On jue, 2010-08-19 at 19:21 +0100, Alex McLintock wrote: 
Hello Gonzalo,
> 
> Did you mean to post to the dev list?
> Yes! Users normally don't know what to implement if missing
features...


> Further comments inline
> 
> On 19 August 2010 18:25, Gonzalo Aguilar Delgado
> <ga...@aguilardelgado.com> wrote:
> > Hi there!
> >
> > I'm building a crawler that will "understand" some kind of pages. I
want to
> > be able to process a restricted group
> > of websites.
> 
> Nutch has the capability to configure a URL filter which can limit the
> hosts to a specific set of regular expressions.
> 
That's normal. This will be not much problem.


> > In essence, for example:  I want to search for reviews of the
products of my
> > company in some blogs I well know.
> 
> That sounds like a standard data mining requirement.
> Exactly!


> > I don't know if Nutch can help me here.
> 
> Well, it can, but not out of the box. - It depends on what sort of
> automation you want.
> Nutch can crawl all those sites and build up a SolR/Lucene index for
> you to search through, but I am guessing that wont help you very much.
> Nope, What I need is to extract some fields from pages... And then
maybe SolR Lucene can help...
But not with the whole text since blogs, for example, tends to include
much garbage... 


> > What I'm currently doing is a crawler that fetches pages, transforms
them
> > with the template designed for the site with xslt
> 
> Eh? you are using xslt to transform random web pages? Doesnt the xslt
> fall over whenever it finds non well formed xml?
> What I really do is to normalize input with TagSoup and the proccess
each web with the custom template.
This way everything works...

The problem I have is that for example, MySpaces, is too big for my
crawler. I really never tried to parse it but surely it will
take lots of time to parse... So I will need to scale in the future.

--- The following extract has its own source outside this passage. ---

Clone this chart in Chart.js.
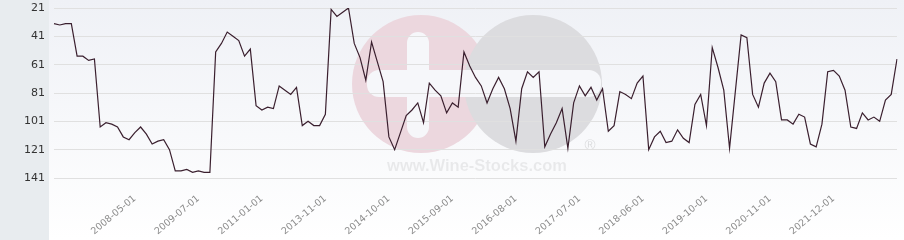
<!DOCTYPE html>
<html>
<head>
<meta charset="utf-8">
<script src="https://cdn.jsdelivr.net/npm/chart.js@4.4.0/dist/chart.umd.min.js"></script>
<style>
  html, body { margin: 0; padding: 0; background: #fff; }
  #wrap { width: 904px; height: 240px; }
</style>
</head>
<body>
<div id="wrap"><canvas id="rankChart" width="904" height="240"></canvas></div>
<script>
// dates of each ranking
const dates = [
  '2007-03-01','2007-04-01','2007-05-01','2007-06-01','2007-07-01','2007-08-01','2007-09-01','2007-10-01',
  '2007-11-01','2007-12-01','2008-01-01','2008-02-01','2008-03-01','2008-04-01','2008-05-01',
  '2008-06-01','2008-07-01','2008-08-01','2008-09-01','2008-10-01','2008-12-01','2009-01-01','2009-02-01',
  '2009-04-01','2009-05-01','2009-07-01',
  '2009-09-01','2009-10-01','2009-12-01','2010-01-01','2010-03-01','2010-05-01','2010-06-01','2010-08-01',
  '2010-09-01','2010-11-01','2011-01-01',
  '2011-04-01','2011-07-01','2011-10-01','2012-01-01','2012-04-01','2012-07-01','2012-10-01','2013-01-01',
  '2013-05-01','2013-08-01','2013-11-01',
  '2013-12-01','2014-01-01','2014-02-01','2014-03-01','2014-04-01','2014-05-01','2014-06-01','2014-07-01',
  '2014-08-01','2014-09-01','2014-10-01',
  '2014-11-01','2014-12-01','2015-01-01','2015-02-01','2015-03-01','2015-04-01','2015-05-01','2015-06-01',
  '2015-07-01','2015-08-01','2015-09-01',
  '2015-10-01','2015-11-01','2015-12-01','2016-01-01','2016-02-01','2016-03-01','2016-04-01','2016-05-01',
  '2016-06-01','2016-07-01','2016-08-01',
  '2016-09-01','2016-10-01','2016-11-01','2016-12-01','2017-01-01','2017-02-01','2017-03-01','2017-04-01',
  '2017-05-01','2017-06-01','2017-07-01',
  '2017-08-01','2017-09-01','2017-10-01','2017-11-01','2017-12-01','2018-01-01','2018-02-01','2018-03-01',
  '2018-04-01','2018-05-01','2018-06-01',
  '2018-07-01','2018-08-01','2018-10-01','2018-11-01','2019-01-01','2019-02-01','2019-04-01','2019-05-01',
  '2019-07-01','2019-08-01','2019-10-01',
  '2019-11-01','2019-12-01','2020-02-01','2020-03-01','2020-04-01','2020-05-01','2020-06-01','2020-07-01',
  '2020-08-01','2020-10-01','2020-11-01',
  '2020-12-01','2021-01-01','2021-02-01','2021-03-01','2021-05-01','2021-06-01','2021-07-01','2021-08-01',
  '2021-09-01','2021-11-01','2021-12-01',
  '2022-01-01','2022-02-01','2022-03-01','2022-04-01','2022-05-01','2022-06-01','2022-07-01','2022-08-01',
  '2022-09-01','2022-10-01','2022-11-01'
];

// rank at each date
const ranks = [
  32, 33, 32, 32, 55, 55, 58, 57, 105, 102, 103, 105, 112, 114, 109,
  105, 110, 117, 115, 114, 121, 136, 136, 135, 137, 136,
  137, 137, 52, 46, 38, 41, 44, 55, 50, 90, 93,
  91, 92, 76, 79, 82, 77, 104, 101, 104, 104, 96,
  22, 27, 24, 21, 46, 56, 72, 45, 59, 73, 112,
  121, 109, 97, 93, 88, 102, 74, 79, 83, 95, 88,
  91, 52, 62, 70, 76, 88, 78, 70, 78, 92, 115,
  78, 66, 70, 66, 119, 110, 102, 92, 120, 88, 76,
  83, 77, 86, 78, 108, 104, 80, 82, 85, 74, 69,
  121, 112, 108, 116, 115, 107, 113, 116, 89, 82, 104,
  49, 63, 79, 120, 80, 40, 42, 82, 91, 74, 67,
  73, 100, 100, 103, 96, 98, 117, 119, 103, 66, 65,
  69, 79, 105, 106, 95, 100, 98, 101, 86, 82, 57
];

const xTickLabels = ['2008-05-01', '2009-07-01', '2011-01-01', '2013-11-01', '2014-10-01', '2015-09-01',
  '2016-08-01', '2017-07-01', '2018-06-01', '2019-10-01', '2020-11-01', '2021-12-01'];
const yTickValues = [21, 41, 61, 81, 101, 121, 141];

// page background + faded logo behind the plot
const backdrop = {
  id: 'backdrop',
  beforeDraw(chart) {
    const c = chart.ctx;
    c.save();
    const g = c.createLinearGradient(0, 0, 0, 240);
    g.addColorStop(0, '#eff1f6');
    g.addColorStop(1, '#ffffff');
    c.fillStyle = g;
    c.fillRect(49, 0, 855, 240);
    c.fillStyle = '#e8ecef';
    c.fillRect(0, 0, 49, 240);

    // logo
    c.fillStyle = '#ecd7de';
    c.beginPath(); c.arc(421, 84, 69, 0, Math.PI * 2); c.fill();
    c.fillStyle = '#dcdcdf';
    c.beginPath(); c.arc(533, 84, 69, 0, Math.PI * 2); c.fill();
    c.fillStyle = '#f6f7fa';
    c.beginPath(); c.roundRect(407, 32, 22, 106, 11); c.fill();
    c.beginPath(); c.roundRect(367, 70, 234, 27, 12); c.fill();

    c.fillStyle = 'rgba(0,0,0,0.07)';
    c.textAlign = 'center';
    c.textBaseline = 'middle';
    let size = 20;
    c.font = 'bold ' + size + 'px "Liberation Sans"';
    size = size * 180 / c.measureText('www.Wine-Stocks.com').width;
    c.font = 'bold ' + size + 'px "Liberation Sans"';
    c.fillText('www.Wine-Stocks.com', 477, 166);
    c.font = '15px "Liberation Sans"';
    c.fillStyle = 'rgba(0,0,0,0.12)';
    c.fillText('®', 590, 146);
    c.restore();
  }
};

new Chart(document.getElementById('rankChart'), {
  type: 'line',
  data: {
    labels: dates,
    datasets: [{
      data: ranks,
      borderColor: '#3a1f2e',
      borderWidth: 1.2,
      pointRadius: 0,
      tension: 0,
      fill: false
    }]
  },
  options: {
    responsive: false,
    animation: false,
    layout: { padding: { top: 8, right: 7, left: 0, bottom: 0 } },
    plugins: { legend: { display: false }, tooltip: { enabled: false } },
    scales: {
      x: {
        type: 'category',
        offset: false,
        grid: { display: false, drawTicks: false },
        border: { display: false },
        ticks: {
          autoSkip: false,
          minRotation: 40,
          maxRotation: 40,
          padding: 15,
          color: '#8c8c8c',
          font: { family: 'DejaVu Sans', size: 9.5 },
          callback: function (v, i) {
            const d = dates[i];
            return xTickLabels.includes(d) ? d : '';
          }
        },
        afterFit: function (s) {
          s.height = 62;
          s.paddingLeft = 0;
          s.paddingRight = 0;
        }
      },
      y: {
        reverse: true,
        min: 21,
        max: 141,
        grid: { color: '#e0e0e0', drawTicks: false },
        border: { display: false },
        ticks: {
          padding: 9,
          color: '#333',
          font: { family: 'DejaVu Sans', size: 11 }
        },
        afterBuildTicks: function (s) { s.ticks = yTickValues.map(v => ({ value: v })); },
        afterFit: function (s) {
          s.width = 54;
          s.paddingTop = 0;
          s.paddingBottom = 0;
        }
      }
    }
  },
  plugins: [backdrop]
});
</script>
</body>
</html>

> > and the parses content.
> 
> Parses it for what? What do you do with it?
> 
What I want to do is a kind of Buzz Engine. It will tell me what buzz is
gaining a product in the web. It must parse, blogs, pages of rankings,
oscommerce pages, rss, etc...



> > The question here is: Can this be done well with Nutch or will it
imply a
> > big overhead?
> 
> I don't think this is *easy* with Nutch. The overhead may be worth it
> if you want to do the web crawling on a small cluster rather than one
> machine.
> 
Maybe in the future, but not now... So I think is better build my custom
one...


> There may be other better data mining tools, but I'm not sure I can
> recommend anything right now.
> 
This is very specific so I'm not sure if something will help me.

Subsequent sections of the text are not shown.